I thought about what to get her for her 8th birthday. I had bought stuff at the store (finger nail polish, hair clips, an Australian Koala snap bracelet). Then I thought to myself..I want to give her something more. Something that I think an 8 year old girl should have engrained in her heart, because she’s beginning to really understand what it means. So I bought her this print.
I just think…get that into your heart girl. Get it so deep and across every single fiber of your heart and NEVER let it go. You, we, are ALL beautifully and wonderfully made.
I’m so excited for her to have this in her room. For her to stare at it, for conversations to be had around it, for her to see it in passing everyday.
Happy Birthday lovely.

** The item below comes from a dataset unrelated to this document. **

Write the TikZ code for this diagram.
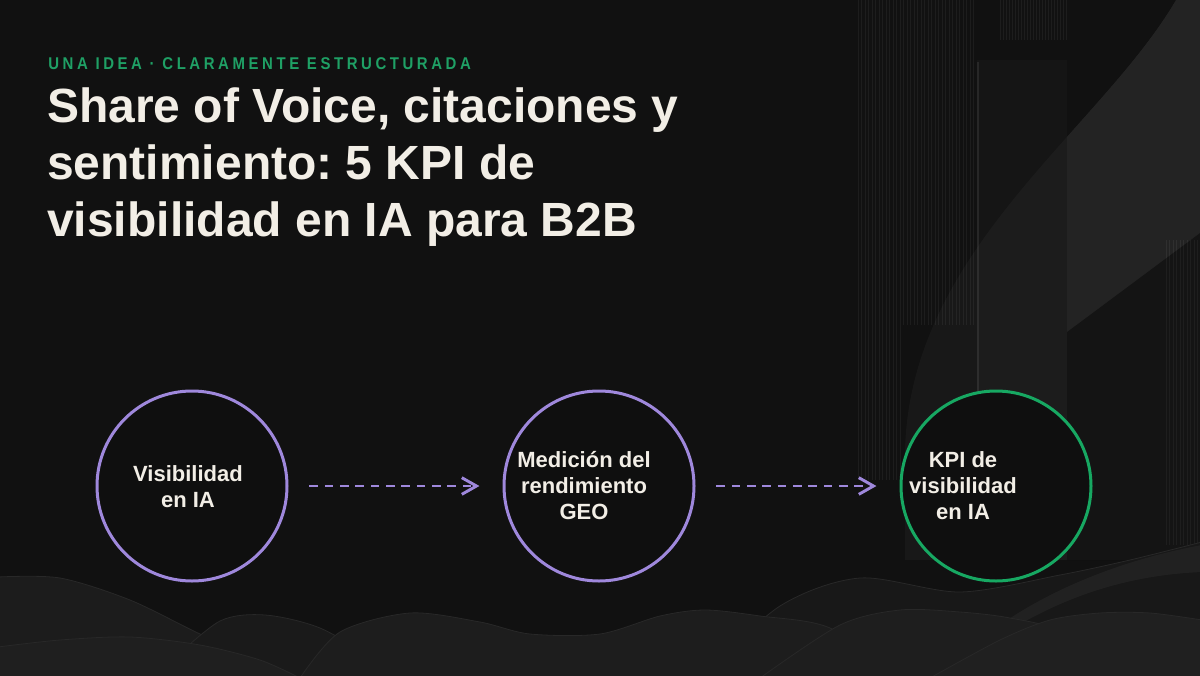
\documentclass[tikz,border=0pt]{standalone}
\usepackage{fontspec}
\setmainfont{Liberation Sans}
\newfontfamily\kickerfont[LetterSpace=21,FakeStretch=0.88]{Liberation Sans}
\usetikzlibrary{arrows.meta}

\definecolor{bg}{HTML}{111111}
\definecolor{innerbg}{HTML}{0F0F0F}
\definecolor{titlewhite}{HTML}{F2EEE6}
\definecolor{kickergreen}{HTML}{1FA065}
\definecolor{stagepurple}{HTML}{9F88DC}
\definecolor{kpigreen}{HTML}{17A862}
\definecolor{hilledge}{HTML}{282828}
\definecolor{hillA}{HTML}{181818}
\definecolor{hillB}{HTML}{1A1A1A}
\definecolor{hillC}{HTML}{1C1C1C}
\definecolor{hillD}{HTML}{1D1D1D}
\definecolor{hillE}{HTML}{1E1E1E}
\definecolor{hillF}{HTML}{1F1F1F}
\definecolor{hillG}{HTML}{202020}

\frenchspacing

\begin{document}
\begin{tikzpicture}[x=0.75pt,y=-0.75pt,
  stage/.style={circle,draw=stagepurple,line width=2.25pt,fill=innerbg,minimum size=142.5pt,inner sep=0pt},
  stagetext/.style={text=titlewhite,font=\bfseries\fontsize{16.5}{19.5}\selectfont,align=center},
  flow/.style={draw=stagepurple,line width=2.2pt,dash pattern=on 6.5pt off 5pt,-{Straight Barb[length=11pt,width=12.5pt]},shorten <=15.7pt,shorten >=17.3pt},
  stripe/.style={draw=white,opacity=0.05,line width=0.4pt},
  hill/.style={fill=#1,draw=hilledge,line width=0.6pt}]

\useasboundingbox (0,0) rectangle (1200,675);
\fill[bg] (0,0) rectangle (1200,675);

% towers top right
\fill[white,opacity=.02] (977,60) rectangle (1067,560);
\foreach \x in {858,861.5,...,976} \draw[stripe] (\x,0) -- (\x,325);
\foreach \x in {858,861.5,...,903} \draw[stripe] (\x,325) -- (\x,480);
\foreach \x in {1000,1003,...,1066} \draw[stripe] (\x,0) -- (\x,40);
\foreach \x in {1166,1169.5,...,1199} \draw[stripe] (\x,240) -- (\x,545);
\draw[white,opacity=.08,line width=0.8pt] (978,62) -- (978,400);

\begin{scope}
\clip (1176,0) .. controls (1100,130) and (910,250) .. (905,450) -- (905,675) -- (1200,675) -- (1200,0) -- cycle;
\fill[white,opacity=.03] (900,0) rectangle (1200,560);
\fill[white,opacity=.05] (1067,0) -- (1200,0) -- (1200,233) -- (1067,332) -- cycle;
\fill[black,opacity=.15] (1067,332) -- (1200,233) -- (1200,560) -- (1067,560) -- cycle;
\end{scope}

% hills
\path[hill=hillA] plot[smooth] coordinates {(700,678) (780,606) (860,578) (960,592) (1060,575) (1130,560) (1202,542)} -- (1202,678) -- cycle;
\fill[white,opacity=.04] (1202,545) .. controls (1120,560) and (1050,590) .. (1000,625) -- (1015,627) .. controls (1070,595) and (1130,575) .. (1202,572) -- cycle;
\path[hill=hillC] plot[smooth] coordinates {(-2,577) (60,578) (130,600) (200,634) (260,660) (300,678)} -- (-2,678) -- cycle;
\path[hill=hillB] plot[smooth] coordinates {(170,662) (220,621) (265,615) (320,628) (380,662)} -- (380,678) -- (170,678) -- cycle;
\path[hill=hillD] plot[smooth] coordinates {(300,678) (340,632) (410,613) (480,622) (530,634) (600,634) (660,616) (705,610) (760,616) (830,628) (900,678)} -- cycle;
\path[hill=hillE] plot[smooth] coordinates {(760,678) (840,625) (900,610) (960,612) (1010,618) (1060,632) (1100,678)} -- cycle;
\path[hill=hillF] plot[smooth] coordinates {(-2,647) (60,640) (130,637) (200,645) (260,660) (300,678)} -- (-2,678) -- cycle;
\path[hill=hillG] plot[smooth] coordinates {(930,678) (1000,640) (1050,620) (1100,613) (1150,613) (1202,620)} -- (1202,678) -- cycle;

% heading
\node[anchor=base west,text=kickergreen,inner sep=0pt,font=\kickerfont\bfseries\fontsize{12.75}{14}\selectfont] (kicker) at (48,69) {UNA IDEA · CLARAMENTE ESTRUCTURADA};
\node[anchor=base west,text=titlewhite,align=left,inner sep=0pt,font=\bfseries\fontsize{36}{42.75}\selectfont] (title) at (47,236.7) {Share of Voice, citaciones y\\sentimiento: 5 KPI de\\visibilidad en IA para B2B};

% flow
\node[stage] (vis) at (192,486) {};
\node[stage] (geo) at (599,486) {};
\node[stage,draw=kpigreen] (kpi) at (996,486) {};

\node[stagetext] (vistext) at (188,487) {Visibilidad\\en IA};
\node[stagetext] (geotext) at (584,486) {Medición del\\rendimiento\\GEO};
\node[stagetext] (kpitext) at (963,486) {KPI de\\visibilidad\\en IA};

\draw[flow] (vis) -- (geo);
\draw[flow] (geo) -- (kpi);

\end{tikzpicture}
\end{document}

Know that you’re a beautiful girl and we’re so proud of you!
naptimediaries have no idea that I even wrote this post. I’m just a sappy quasi-Aunt (actually 2nd cousin to K) and wanted her to have this because I wish I had this when I was 8.
K’s birthday is actually in September, but because I have to be organised living in Australia I purchased it already. I like to be early with these things.